Records from a collection
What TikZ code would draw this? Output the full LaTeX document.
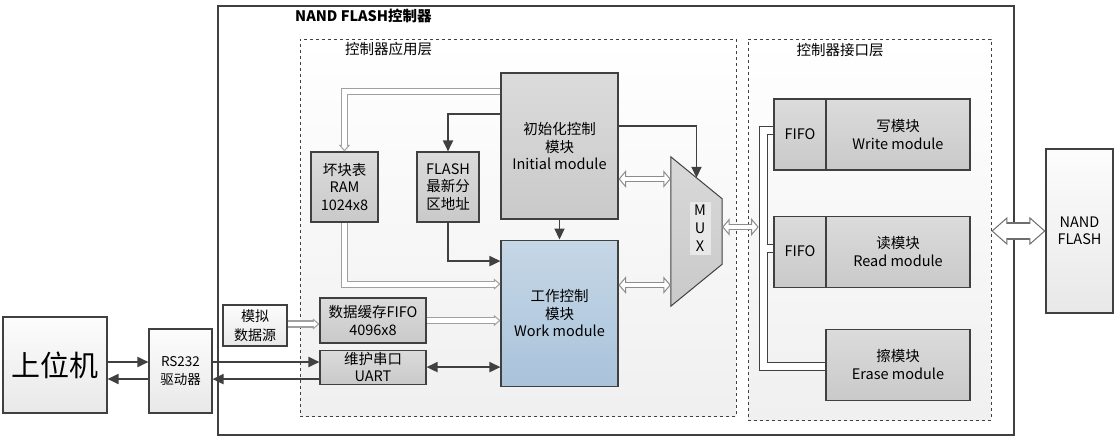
\documentclass[tikz,border=0pt]{standalone}
\usepackage{fontspec}
\setmainfont{Noto Sans CJK SC}
\usetikzlibrary{arrows.meta, positioning, calc}
\definecolor{edgegray}{HTML}{404040}
\definecolor{hollowgray}{HTML}{A0A0A0}
\definecolor{muxgray}{HTML}{8C8C8C}
\definecolor{biggray}{HTML}{6E6E6E}
\definecolor{bluetop}{HTML}{C6D7E6}
\definecolor{bluebot}{HTML}{A9C3DB}
\tikzset{
    ctrlframe/.style={
        rectangle,
        draw=edgegray,
        line width=1.1pt,
        fill=white
    },
    layer/.style={
        rectangle,
        draw=edgegray,
        dashed,
        line width=0.8pt,
        top color=white,
        bottom color=gray!12
    },
    layertitle/.style={
        inner sep=0pt,
        font=\fontsize{14.5}{17}\selectfont
    },
    module/.style={
        rectangle,
        draw=edgegray,
        line width=1.1pt,
        top color=gray!28,
        bottom color=gray!42,
        inner sep=0pt,
        align=center,
        font=\fontsize{14.5}{17.5}\selectfont
    },
    workbox/.style={
        module,
        top color=bluetop,
        bottom color=bluebot
    },
    plainbox/.style={
        module,
        top color=gray!2,
        bottom color=gray!18
    },
    muxbody/.style={
        draw=edgegray,
        line width=1pt,
        top color=gray!30,
        bottom color=gray!42
    },
    muxlabel/.style={
        fill=gray!18,
        inner sep=0pt,
        minimum width=21pt,
        minimum height=53pt,
        align=center,
        font=\fontsize{14.5}{18}\selectfont
    },
    wire/.style={
        draw=edgegray,
        line width=1.8pt,
        -{Triangle[length=11pt, width=10pt]}
    },
    wireboth/.style={
        wire,
        {Triangle[length=11pt, width=10pt]}-{Triangle[length=11pt, width=10pt]}
    },
    hollow/.style={
        draw=white,
        line width=4.8pt,
        shorten >=5pt,
        preaction={
            draw=hollowgray,
            line width=7.2pt,
            shorten >=0pt,
            -{Triangle[length=6.5pt, width=11pt, line width=1pt, fill=white]}
        }
    },
    muxlink/.style={
        draw=white,
        line width=4pt,
        shorten >=6pt,
        shorten <=6pt,
        preaction={
            draw=muxgray,
            line width=6.4pt,
            shorten >=0pt,
            shorten <=0pt,
            {Triangle[length=7.5pt, width=17.5pt, line width=1pt, fill=white]}-{Triangle[length=7.5pt, width=17.5pt, line width=1pt, fill=white]}
        }
    },
    flashlink/.style={
        draw=white,
        line width=14.8pt,
        shorten >=14.5pt,
        shorten <=14.5pt,
        preaction={
            draw=biggray,
            line width=17.4pt,
            shorten >=0pt,
            shorten <=0pt,
            {Triangle[length=16pt, width=28pt, line width=1pt, fill=white]}-{Triangle[length=16pt, width=28pt, line width=1pt, fill=white]}
        }
    },
    busouter/.style={
        draw=edgegray,
        line width=9pt
    },
    businner/.style={
        draw=white,
        line width=6.8pt
    }
}

\begin{document}
\begin{tikzpicture}[x=1pt, y=-1pt]
\useasboundingbox (0,0) rectangle (1118,441);

% Controller frame and layers
\node[ctrlframe, minimum width=796pt, minimum height=429pt] (ctrl) at (616,220.5) {};
\node[font=\bfseries\fontsize{14.5}{17}\selectfont, inner sep=0pt, anchor=west] (ctrltitle) at (295,16) {NAND FLASH控制器};
\node[layer, minimum width=436pt, minimum height=377pt] (applayer) at (518,227.5) {};
\node[layertitle, anchor=west] (apptitle) at (345,49) {控制器应用层};
\node[layer, minimum width=243pt, minimum height=381pt] (iflayer) at (869.5,229.5) {};
\node[layertitle] (iftitle) at (840,50) {控制器接口层};

% Application layer
\node[module, minimum width=117pt, minimum height=146pt] (initmod) at (559.5,146) {初始化控制\\模块\\Initial module};
\node[workbox, minimum width=117pt, minimum height=146pt, below=20pt of initmod] (workmod) {工作控制\\模块\\Work module};
\node[module, minimum width=67pt, minimum height=70pt] (ram) at (344.5,187) {坏块表\\RAM\\1024x8};
\node[module, minimum width=62pt, minimum height=70pt] (flashaddr) at (448,187) {FLASH\\最新分\\区地址};
\node[module, minimum width=106pt, minimum height=45pt] (fifo) at (373,320.5) {数据缓存FIFO\\4096x8};
\node[module, minimum width=106pt, minimum height=34pt, below=6pt of fifo] (uart) {维护串口\\UART};

% MUX
\node[minimum width=51pt, minimum height=149pt, inner sep=0pt] (mux) at (696.5,231.5) {};
\draw[muxbody] (mux.north west) -- ([yshift=-42pt]mux.north east) -- ([yshift=42pt]mux.south east) -- (mux.south west) -- cycle;
\node[muxlabel] (muxtext) at (700,228) {M\\U\\X};

% Interface layer
\node[module, minimum width=144pt, minimum height=71pt] (writemod) at (898,134.5) {写模块\\Write module};
\node[module, minimum width=52pt, minimum height=71pt, left=-1.1pt of writemod] (writefifo) {FIFO};
\node[module, minimum width=144pt, minimum height=71pt, below=45pt of writemod] (readmod) {读模块\\Read module};
\node[module, minimum width=52pt, minimum height=71pt, left=-1.1pt of readmod] (readfifo) {FIFO};
\node[module, minimum width=144pt, minimum height=71pt, below=41pt of readmod] (erasemod) {擦模块\\Erase module};

% Outside the controller
\node[plainbox, minimum width=104pt, minimum height=96pt, font=\fontsize{29}{34}\selectfont] (host) at (55,365) {上位机};
\node[plainbox, minimum width=63pt, minimum height=84pt, font=\fontsize{13.5}{18}\selectfont] (rs232) at (180.5,371) {RS232\\驱动器};
\node[plainbox, minimum width=64pt, minimum height=41pt, font=\fontsize{14}{19}\selectfont] (simsrc) at (255,325.5) {模拟\\数据源};
\node[plainbox, minimum width=67pt, minimum height=164pt, font=\fontsize{14.5}{16.5}\selectfont] (nand) at (1079.5,231) {NAND\\FLASH};

% Control wires
\draw[wire] ([yshift=32pt]initmod.west) -| (flashaddr.north);
\draw[wire] (flashaddr.south) |- ([yshift=52pt]workmod.west);
\draw[wire] (initmod.south) -- (workmod.north);
\coordinate (muxtop) at ($(mux.north west)!0.5!([yshift=-42pt]mux.north east)$);
\draw[wire] ([yshift=20pt]initmod.east) -| (muxtop);
\draw[wire] ([yshift=3pt]host.east) -- ([yshift=3pt]host.east -| rs232.west);
\draw[wire] ([yshift=-8pt]rs232.west) -- ([yshift=-8pt]rs232.west -| host.east);
\draw[wire] ([yshift=9pt]rs232.east) -- ([yshift=9pt]rs232.east -| uart.west);
\draw[wire] ([yshift=-12pt]uart.west) -- ([yshift=-12pt]uart.west -| rs232.east);
\draw[wireboth] (uart.east) -- (uart.east -| workmod.west);

% Data paths
\draw[hollow] ([yshift=54.5pt]initmod.west) -| (ram.north);
\draw[hollow] (ram.south) |- ([yshift=29pt]workmod.west);
\draw[hollow] ([yshift=1.5pt]simsrc.east) -- ([yshift=1.5pt]simsrc.east -| fifo.west);
\draw[hollow] (fifo.east) -- (fifo.east -| workmod.west);
\draw[muxlink] ([yshift=-33pt]initmod.east) -- ([yshift=-33pt]initmod.east -| mux.west);
\draw[muxlink] ([yshift=28pt]workmod.east) -- ([yshift=28pt]workmod.east -| mux.west);

% Interface bus
\coordinate (bus) at ([xshift=41pt, yshift=4.5pt]mux.east);
\draw[busouter] ([yshift=4pt]writefifo.west) -| (bus) |- ([yshift=-1.5pt]erasemod.west);
\draw[busouter] ([yshift=3pt]readfifo.west) -- ([yshift=3pt]readfifo.west -| bus);
\draw[businner] ([yshift=4pt]writefifo.west) -| (bus) |- ([yshift=-1.5pt]erasemod.west);
\draw[businner] ([yshift=3pt]readfifo.west) -- ([yshift=3pt]readfifo.west -| bus);
\draw[muxlink] ([yshift=4.5pt]mux.east) -- ([xshift=-4.5pt]bus);
\draw[flashlink] (iflayer.east |- nand.west) -- (nand.west);

\end{tikzpicture}
\end{document}
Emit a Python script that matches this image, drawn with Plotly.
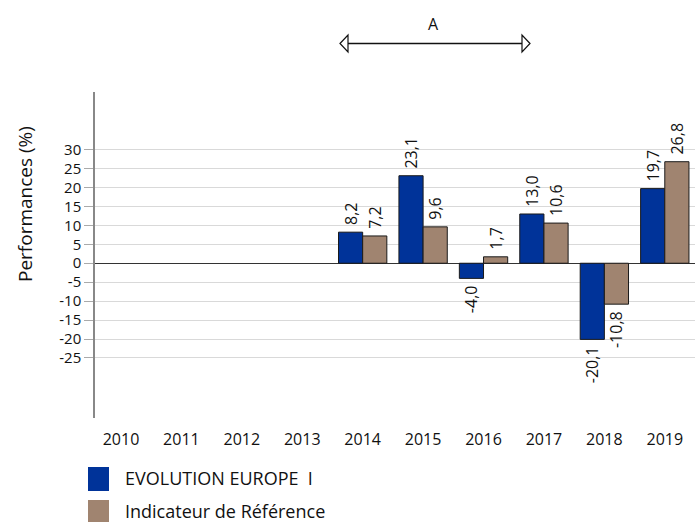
import plotly.graph_objects as go

years = ["2010", "2011", "2012", "2013", "2014", "2015", "2016", "2017", "2018", "2019"]
fund_name = "EVOLUTION EUROPE  I"
fund_values = [None, None, None, None, 8.2, 23.1, -4.0, 13.0, -20.1, 19.7]
bench_name = "Indicateur de Référence"
bench_values = [None, None, None, None, 7.2, 9.6, 1.7, 10.6, -10.8, 26.8]
y_ticks = [30, 25, 20, 15, 10, 5, 0, -5, -10, -15, -20, -25]
y_title = "Performances (%)"
period_label = "A"

fund_color = "#003399"
bench_color = "#A08470"
FONT = "Open Sans"
NBSP = "\u00a0"


def fmt(v):
    if v is None:
        return ""
    s = f"{v:.1f}".replace(".", ",")
    return NBSP + s if v >= 0 else s + NBSP


fig = go.Figure()
for name, vals, col in [(fund_name, fund_values, fund_color), (bench_name, bench_values, bench_color)]:
    fig.add_trace(go.Bar(
        x=years, y=vals, name=name,
        marker=dict(color=col, line=dict(color="#1a1a1a", width=1)),
        text=[fmt(v) for v in vals], textposition="outside", textangle=-90,
        textfont=dict(family=FONT, size=16, color="#111"),
        constraintext="none", cliponaxis=False, showlegend=False,
    ))

fig.update_layout(
    width=700, height=522,
    margin=dict(l=95, r=5, t=92, b=104),
    paper_bgcolor="white", plot_bgcolor="white",
    barmode="group", bargap=0.2, bargroupgap=0,
    font=dict(family=FONT, size=15, color="#111"),
    showlegend=False,
)
fig.update_xaxes(
    type="category", range=[-0.43, 9.5], showline=False, showgrid=False,
    ticks="", ticklabelstandoff=10, tickfont=dict(family=FONT, size=16, color="#111"),
)
fig.update_yaxes(
    range=[-40.85, 45.2], tickvals=y_ticks, ticktext=[str(t) for t in y_ticks],
    showgrid=True, gridcolor="#d9d9d9", gridwidth=1.3,
    zeroline=True, zerolinecolor="#333", zerolinewidth=1.2,
    showline=True, linecolor="#888", linewidth=1.5,
    ticks="outside", ticklen=9, tickcolor="#aaa", tickwidth=1.2,
    tickfont=dict(family=FONT, size=15, color="#111"),
)


def px2x(px):
    return (px - 95) / 600.0


def py2y(py):
    return (522 - 104 - py) / 326.0


# Y axis title
fig.add_annotation(xref="paper", yref="paper", x=px2x(25), y=py2y(204), text=y_title,
                   textangle=-90, showarrow=False, xanchor="center", yanchor="middle",
                   font=dict(family=FONT, size=19, color="#111"))

# Period arrow "A"
ax0, ax1, ay = 340, 530, 43.5
fig.add_shape(type="line", xref="paper", yref="paper",
              x0=px2x(ax0 + 8), x1=px2x(ax1 - 8), y0=py2y(ay), y1=py2y(ay),
              line=dict(color="#111", width=1.5))
fig.add_shape(type="path", xref="paper", yref="paper",
              path=f"M {px2x(ax0)} {py2y(ay)} L {px2x(ax0+8)} {py2y(ay-8.5)} L {px2x(ax0+8)} {py2y(ay+8.5)} Z",
              line=dict(color="#111", width=1.2), fillcolor="white")
fig.add_shape(type="path", xref="paper", yref="paper",
              path=f"M {px2x(ax1)} {py2y(ay)} L {px2x(ax1-8)} {py2y(ay-8.5)} L {px2x(ax1-8)} {py2y(ay+8.5)} Z",
              line=dict(color="#111", width=1.2), fillcolor="white")
fig.add_annotation(xref="paper", yref="paper", x=px2x(434), y=py2y(24), text=period_label,
                   showarrow=False, xanchor="center", yanchor="middle",
                   font=dict(family=FONT, size=16, color="#111"))

# Manual legend
for i, (name, col) in enumerate([(fund_name, fund_color), (bench_name, bench_color)]):
    cy = 479 + i * 33
    fig.add_shape(type="rect", xref="paper", yref="paper",
                  x0=px2x(88), x1=px2x(109), y0=py2y(cy - 12), y1=py2y(cy + 12),
                  line=dict(width=0), fillcolor=col)
    fig.add_annotation(xref="paper", yref="paper", x=px2x(123), y=py2y(cy - 1), text=name,
                       showarrow=False, xanchor="left", yanchor="middle",
                       font=dict(family=FONT, size=18, color="#111"))

fig.write_html("out.html", config={"displayModeBar": False},
               post_script="document.body.style.margin='0px';document.body.style.overflow='hidden';")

PROBLEM TO SOLVE: Among the entries above, take the lines from the one with "Emit a Python" through the one with "return (522 - 104 - py) / 326.0" and retype them exactly, leaving out the pictures.

TASK SOLUTION:
Emit a Python script that matches this image, drawn with Plotly.
import plotly.graph_objects as go

years = ["2010", "2011", "2012", "2013", "2014", "2015", "2016", "2017", "2018", "2019"]
fund_name = "EVOLUTION EUROPE  I"
fund_values = [None, None, None, None, 8.2, 23.1, -4.0, 13.0, -20.1, 19.7]
bench_name = "Indicateur de Référence"
bench_values = [None, None, None, None, 7.2, 9.6, 1.7, 10.6, -10.8, 26.8]
y_ticks = [30, 25, 20, 15, 10, 5, 0, -5, -10, -15, -20, -25]
y_title = "Performances (%)"
period_label = "A"

fund_color = "#003399"
bench_color = "#A08470"
FONT = "Open Sans"
NBSP = "\u00a0"


def fmt(v):
    if v is None:
        return ""
    s = f"{v:.1f}".replace(".", ",")
    return NBSP + s if v >= 0 else s + NBSP


fig = go.Figure()
for name, vals, col in [(fund_name, fund_values, fund_color), (bench_name, bench_values, bench_color)]:
    fig.add_trace(go.Bar(
        x=years, y=vals, name=name,
        marker=dict(color=col, line=dict(color="#1a1a1a", width=1)),
        text=[fmt(v) for v in vals], textposition="outside", textangle=-90,
        textfont=dict(family=FONT, size=16, color="#111"),
        constraintext="none", cliponaxis=False, showlegend=False,
    ))

fig.update_layout(
    width=700, height=522,
    margin=dict(l=95, r=5, t=92, b=104),
    paper_bgcolor="white", plot_bgcolor="white",
    barmode="group", bargap=0.2, bargroupgap=0,
    font=dict(family=FONT, size=15, color="#111"),
    showlegend=False,
)
fig.update_xaxes(
    type="category", range=[-0.43, 9.5], showline=False, showgrid=False,
    ticks="", ticklabelstandoff=10, tickfont=dict(family=FONT, size=16, color="#111"),
)
fig.update_yaxes(
    range=[-40.85, 45.2], tickvals=y_ticks, ticktext=[str(t) for t in y_ticks],
    showgrid=True, gridcolor="#d9d9d9", gridwidth=1.3,
    zeroline=True, zerolinecolor="#333", zerolinewidth=1.2,
    showline=True, linecolor="#888", linewidth=1.5,
    ticks="outside", ticklen=9, tickcolor="#aaa", tickwidth=1.2,
    tickfont=dict(family=FONT, size=15, color="#111"),
)


def px2x(px):
    return (px - 95) / 600.0


def py2y(py):
    return (522 - 104 - py) / 326.0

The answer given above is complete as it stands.